---- Raw records

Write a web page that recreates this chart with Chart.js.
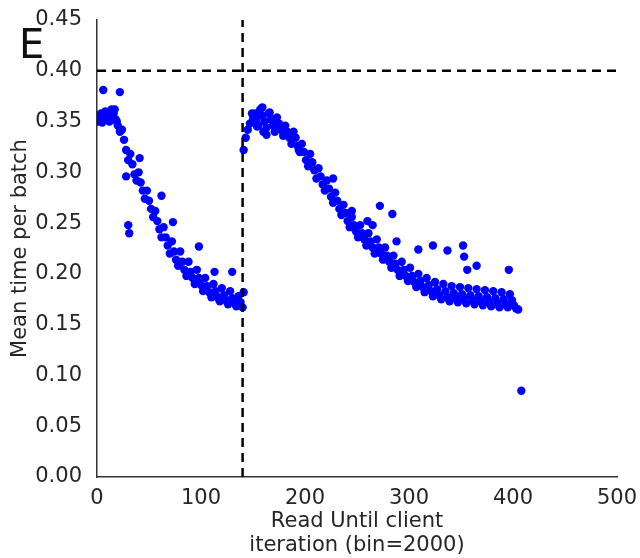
<!DOCTYPE html>
<html>
<head>
<meta charset="utf-8">
<script src="https://cdn.jsdelivr.net/npm/chart.js@4.4.0/dist/chart.umd.min.js"></script>
<style>
  html, body { margin: 0; padding: 0; background: #fff; }
  #wrap { width: 640px; height: 558px; }
</style>
</head>
<body>
<div id="wrap"><canvas id="chart" width="640" height="558"></canvas></div>
<script>
// sampled every 2nd iteration
const iterStep = 2

// first run: iterations 0, 2, ... 140
const firstStart = 0
const firstRun = [
  .356, .352, .358, .354,  .360, .355, .350, .362,
  .358, .352, .346, .340,  .342, .332, .322, .312,
  .318, .308, .298, .292,  .300, .290, .282, .274,
  .282, .272, .264, .256,  .262, .252, .244, .236,
  .246, .236, .228, .220,  .232, .222, .214, .208,
  .222, .212, .204, .198,  .212, .202, .196, .190,
  .204, .196, .189, .183,  .196, .188, .182, .177,
  .190, .183, .177, .173,  .186, .179, .174, .170,
  .183, .176, .171, .168,  .178, .172, .167
]

// second run: iterations 141, 143, ... 405
const secondStart = 141
const secondRun = [
  .322, .334, .342, .348,  .358, .354, .350, .346,
  .362, .356, .350, .344,  .358, .352, .346, .340,
  .354, .348, .342, .336,  .346, .340, .334, .328,
  .340, .334, .326, .320,  .328, .320, .312, .306,
  .318, .310, .302, .294,  .304, .296, .288, .282,
  .292, .284, .276, .270,  .280, .272, .264, .258,
  .268, .260, .252, .246,  .256, .248, .242, .236,
  .248, .240, .234, .228,  .240, .232, .226, .220,
  .234, .226, .220, .214,  .226, .218, .212, .206,
  .218, .210, .204, .198,  .212, .204, .198, .193,
  .206, .198, .192, .187,  .200, .193, .187, .182,
  .196, .189, .183, .178,  .192, .185, .179, .175,
  .190, .183, .177, .173,  .188, .181, .176, .172,
  .187, .180, .175, .171,  .186, .179, .174, .170,
  .185, .178, .173, .169,  .184, .177, .172, .168,
  .183, .176, .171, .167,  .182, .175, .170, .167,
  .180, .174, .169, .166,  .165
]

// odd-iteration and scattered points off the main band
const extraX = [1, 3, 5, 9, 11, 13, 15, 17, 19, 6, 22, 28, 30, 31, 41, 62, 73, 98, 113, 130, 141,
  150, 152, 154, 156, 159, 160, 163, 166, 170, 176, 186, 194, 227, 245, 260, 265, 272, 284,
  288, 309, 323, 337, 352, 353, 356, 365, 396, 408]
const extraY = [.350, .356, .349, .352, .358, .352, .356, .362, .350, .381, .379, .296, .248, .240,
  .314, .277, .251, .227, .202, .202, .182,
  .352, .358, .345, .356, .364, .340, .337, .359, .352, .344, .338, .322,
  .294, .262, .252, .248, .267, .259, .232, .224, .228, .223, .228, .217, .204, .208, .204, .085]

const switchIteration = 140
const targetTime = 0.40
const xTicks = [0, 100, 200, 300, 400, 500]
const yTicks = [0.00, 0.05, 0.10, 0.15, 0.20, 0.25, 0.30, 0.35, 0.40, 0.45]

const points = []
firstRun.forEach((v, i) => points.push({ x: firstStart + i * iterStep, y: v }))
secondRun.forEach((v, i) => points.push({ x: secondStart + i * iterStep, y: v }))
extraX.forEach((x, i) => points.push({ x: x, y: extraY[i] }))

const fontFamily = "'DejaVu Sans', sans-serif"
const textColor = '#262626'

const panelLetter = {
  id: 'panelLetter',
  afterDraw(chart) {
    const ctx = chart.ctx
    ctx.save()
    ctx.fillStyle = '#111'
    ctx.font = "40px " + fontFamily
    ctx.textBaseline = 'alphabetic'
    ctx.fillText('E', 19, 58)
    ctx.restore()
  }
}

new Chart(document.getElementById('chart'), {
  type: 'scatter',
  data: {
    datasets: [
      {
        data: points,
        backgroundColor: '#0000ff',
        borderWidth: 0,
        pointRadius: 4.2,
        pointHoverRadius: 4.2,
        order: 2
      },
      {
        data: [{ x: 0, y: targetTime }, { x: 500, y: targetTime }],
        showLine: true,
        borderColor: '#000',
        borderWidth: 2.5,
        borderDash: [9, 6],
        pointRadius: 0,
        order: 1
      },
      {
        data: [{ x: switchIteration, y: 0 }, { x: switchIteration, y: 0.45 }],
        showLine: true,
        borderColor: '#000',
        borderWidth: 2.5,
        borderDash: [9, 6],
        pointRadius: 0,
        order: 1
      }
    ]
  },
  options: {
    responsive: false,
    animation: false,
    layout: { padding: { top: 20, right: 23, left: 0, bottom: 0 } },
    plugins: {
      legend: { display: false },
      tooltip: { enabled: false }
    },
    scales: {
      x: {
        type: 'linear',
        min: 0,
        max: 500,
        afterBuildTicks: (s) => { s.ticks = xTicks.map(v => ({ value: v })) },
        grid: { display: false },
        border: { display: true, color: '#333', width: 1.5 },
        ticks: { color: textColor, font: { family: fontFamily, size: 21 }, padding: 1, maxRotation: 0 },
        title: {
          display: true,
          text: ['Read Until client', 'iteration (bin=2000)'],
          color: textColor,
          font: { family: fontFamily, size: 21, lineHeight: 1.15 },
          padding: { top: 3, bottom: 0 }
        },
        afterFit: (s) => { s.height = 81 }
      },
      y: {
        type: 'linear',
        min: 0,
        max: 0.45,
        afterBuildTicks: (s) => { s.ticks = yTicks.map(v => ({ value: v })) },
        grid: { display: false },
        border: { display: true, color: '#333', width: 1.5 },
        ticks: {
          color: textColor,
          font: { family: fontFamily, size: 21 },
          padding: 7,
          callback: (v) => v.toFixed(2)
        },
        title: {
          display: true,
          text: 'Mean time per batch',
          color: textColor,
          font: { family: fontFamily, size: 21 },
          padding: { top: 8, bottom: 4 }
        },
        afterFit: (s) => { s.width = 97 }
      }
    }
  },
  plugins: [panelLetter]
});
</script>
</body>
</html>
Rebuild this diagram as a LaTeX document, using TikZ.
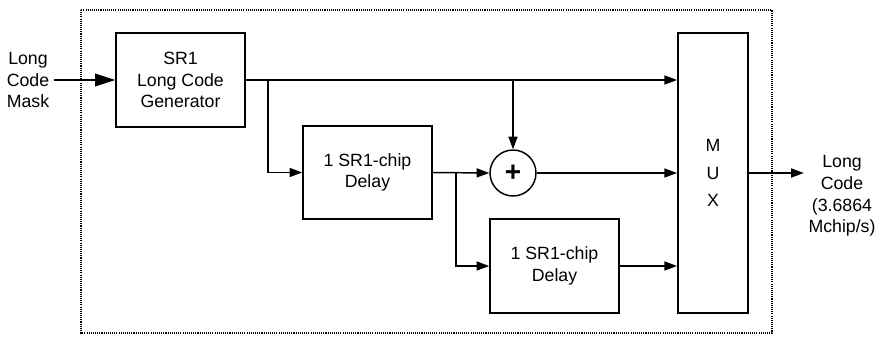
\documentclass[tikz,border=0pt]{standalone}
\usepackage{fontspec}
\setmainfont{Liberation Sans}
\usetikzlibrary{arrows.meta,positioning}

\begin{document}
\begin{tikzpicture}[x=0.75pt,y=-0.75pt,
    txt/.style={font=\fontsize{13.3pt}{16.2pt}\selectfont,align=center},
    blk/.style={txt,draw,line width=1.5pt,minimum width=96.5pt,minimum height=70pt,inner sep=0pt},
    arr/.style={line width=1.1pt,-{Triangle[length=9.5pt,width=6.8pt]}},
    bigarr/.style={line width=1.1pt,-{Triangle[length=15pt,width=9.5pt]}}]
    \useasboundingbox (0,0) rectangle (878,336);
    % Dotted enclosure
    \draw[line width=0.8pt,dash pattern=on 0.8pt off 0.8pt] (81,10) rectangle (772,333);
    % Blocks
    \node[blk] (sr1) at (180.5,80) {SR1\\Long Code\\Generator};
    \node[blk] (dly1) at (367.5,172.5) {1 SR1-chip\\Delay};
    \node[blk] (dly2) at (554.5,266) {1 SR1-chip\\Delay};
    \node[txt,draw,circle,line width=1.1pt,minimum size=34.5pt,inner sep=0pt,
          font=\fontsize{21pt}{21pt}\selectfont\bfseries] (add) at (513,173) {+};
    \node[blk,minimum width=52.5pt,minimum height=210pt,
          font=\fontsize{13.3pt}{20.5pt}\selectfont] (mux) at (713,173) {M\\U\\X};
    % Labels
    \node[txt] (inlbl) at (28,80) {Long\\Code\\Mask};
    \node[txt] (outlbl) at (842,196) {Long\\Code\\(3.6864\\Mchip/s)};
    % Branch points
    \coordinate (br1) at (268,80);
    \coordinate (br2) at (513,80);
    \coordinate (br3) at (456,173);
    % Connectors
    \draw[bigarr] (inlbl.east) -- (sr1.west);
    \draw[arr] (sr1.east) -- (sr1.east -| mux.west);
    \draw[arr] (br1) |- (dly1.west);
    \draw[arr] (br2) -- (add.north);
    \draw[arr] (dly1.east) -- (add.west);
    \draw[arr] (br3) |- (dly2.west);
    \draw[arr] (add.east) -- (add.east -| mux.west);
    \draw[arr] (dly2.east) -- (dly2.east -| mux.west);
    \draw[arr] (mux.east) -- (mux.east -| outlbl.west);
\end{tikzpicture}
\end{document}
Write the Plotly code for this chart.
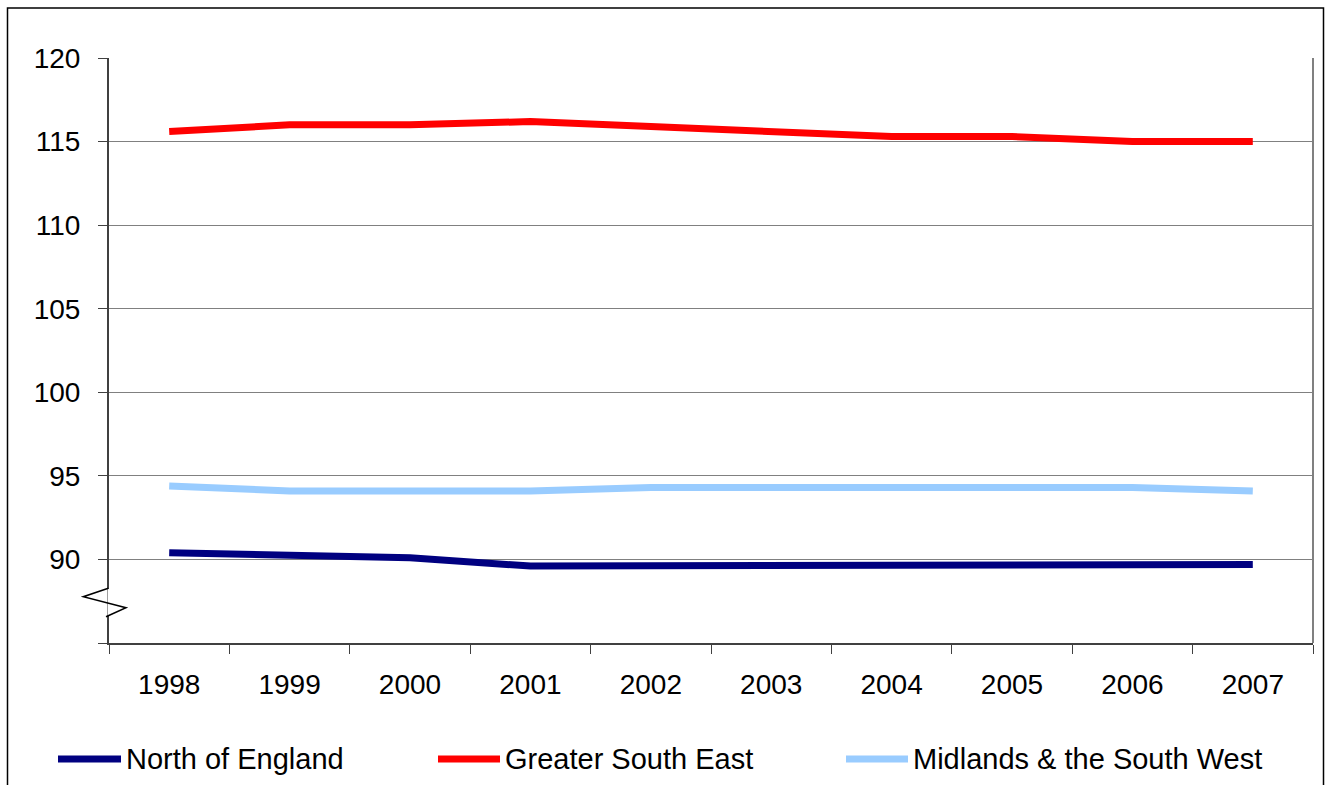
import plotly.graph_objects as go

years = ["1998", "1999", "2000", "2001", "2002", "2003", "2004", "2005", "2006", "2007"]
north = [90.4, 90.2, 90.1, 89.6, 89.6, 89.6, 89.6, 89.6, 89.7, 89.7]
gse = [115.6, 116.0, 116.0, 116.2, 115.9, 115.6, 115.3, 115.3, 115.0, 115.0]
midlands = [94.4, 94.1, 94.1, 94.1, 94.3, 94.3, 94.4, 94.3, 94.3, 94.1]
ytick_vals = [85, 90, 95, 100, 105, 110, 115, 120]
ytick_text = ["", "90", "95", "100", "105", "110", "115", "120"]

series = [
    ("North of England", north, "#000080"),
    ("Greater South East", gse, "#FF0000"),
    ("Midlands & the South West", midlands, "#99CCFF"),
]

W, H = 1325, 785
L, R, T, B = 109, 1313, 58, 643  # pixel positions of plot area
pw, ph = R - L, B - T

def px(x):
    return (x - L) / pw

def py(y):
    return (B - y) / ph

fig = go.Figure()
for name, vals, col in series:
    fig.add_trace(go.Scatter(x=years, y=vals, mode="lines", name=name,
                             line=dict(color=col, width=7), showlegend=False))

shapes = []
# outer frame
shapes.append(dict(type="rect", xref="paper", yref="paper", x0=px(7.5), x1=px(1323.5), y0=py(800), y1=py(8),
                   line=dict(color="#000000", width=1.5), layer="below"))
# right plot border
shapes.append(dict(type="line", xref="paper", yref="paper", x0=1, x1=1, y0=0, y1=1,
                   line=dict(color="#808080", width=2)))
# axis break: white gap then zigzag
shapes.append(dict(type="line", xref="paper", yref="paper", x0=px(109), x1=px(109), y0=py(589), y1=py(616),
                   line=dict(color="#FFFFFF", width=3)))
shapes.append(dict(type="path", xref="paper", yref="paper",
                   path=f"M {px(108.3)},{py(588.3)} L {px(83.3)},{py(596.7)} L {px(126)},{py(607.7)} L {px(106)},{py(616.7)}",
                   line=dict(color="#000000", width=1.5)))

annotations = []
leg = [(58, 121, 126), (438, 500, 505), (846, 908, 913)]
for (x0, x1, tx), (name, vals, col) in zip(leg, series):
    shapes.append(dict(type="line", xref="paper", yref="paper", x0=px(x0), x1=px(x1), y0=py(759), y1=py(759),
                       line=dict(color=col, width=7)))
    annotations.append(dict(xref="paper", yref="paper", x=px(tx - 2), y=py(759), text=name, showarrow=False,
                            xanchor="left", yanchor="middle", font=dict(size=29, color="#000000",
                            family="Liberation Sans, Arial, sans-serif")))

fig.update_layout(
    width=W, height=H,
    margin=dict(l=L, r=W - R, t=T, b=H - B, pad=0),
    paper_bgcolor="white", plot_bgcolor="white",
    font=dict(family="Liberation Sans, Arial, sans-serif", size=28, color="#000000"),
    shapes=shapes, annotations=annotations,
    xaxis=dict(type="category", tickson="boundaries", ticks="outside", ticklen=9, tickcolor="#404040",
               showline=True, linecolor="#404040", linewidth=2, showgrid=False,
               range=[-0.5, 9.5], ticklabelstandoff=15, zeroline=False),
    yaxis=dict(range=[85, 120], tickvals=ytick_vals, ticktext=ytick_text, ticks="outside", ticklen=9,
               tickcolor="#404040", showline=True, linecolor="#404040", linewidth=2,
               showgrid=True, gridcolor="#808080", gridwidth=1.3, zeroline=False,
               ticklabelstandoff=12),
)

fig.write_html("out.html", config={"displayModeBar": False},
               post_script="document.body.style.margin='0';document.body.style.overflow='hidden';")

--------

Repeat only what runs from the first line of the records above to the line with "const iterStep = 2", both included, word for word, minus the pictures.

Write a web page that recreates this chart with Chart.js.
<!DOCTYPE html>
<html>
<head>
<meta charset="utf-8">
<script src="https://cdn.jsdelivr.net/npm/chart.js@4.4.0/dist/chart.umd.min.js"></script>
<style>
  html, body { margin: 0; padding: 0; background: #fff; }
  #wrap { width: 640px; height: 558px; }
</style>
</head>
<body>
<div id="wrap"><canvas id="chart" width="640" height="558"></canvas></div>
<script>
// sampled every 2nd iteration
const iterStep = 2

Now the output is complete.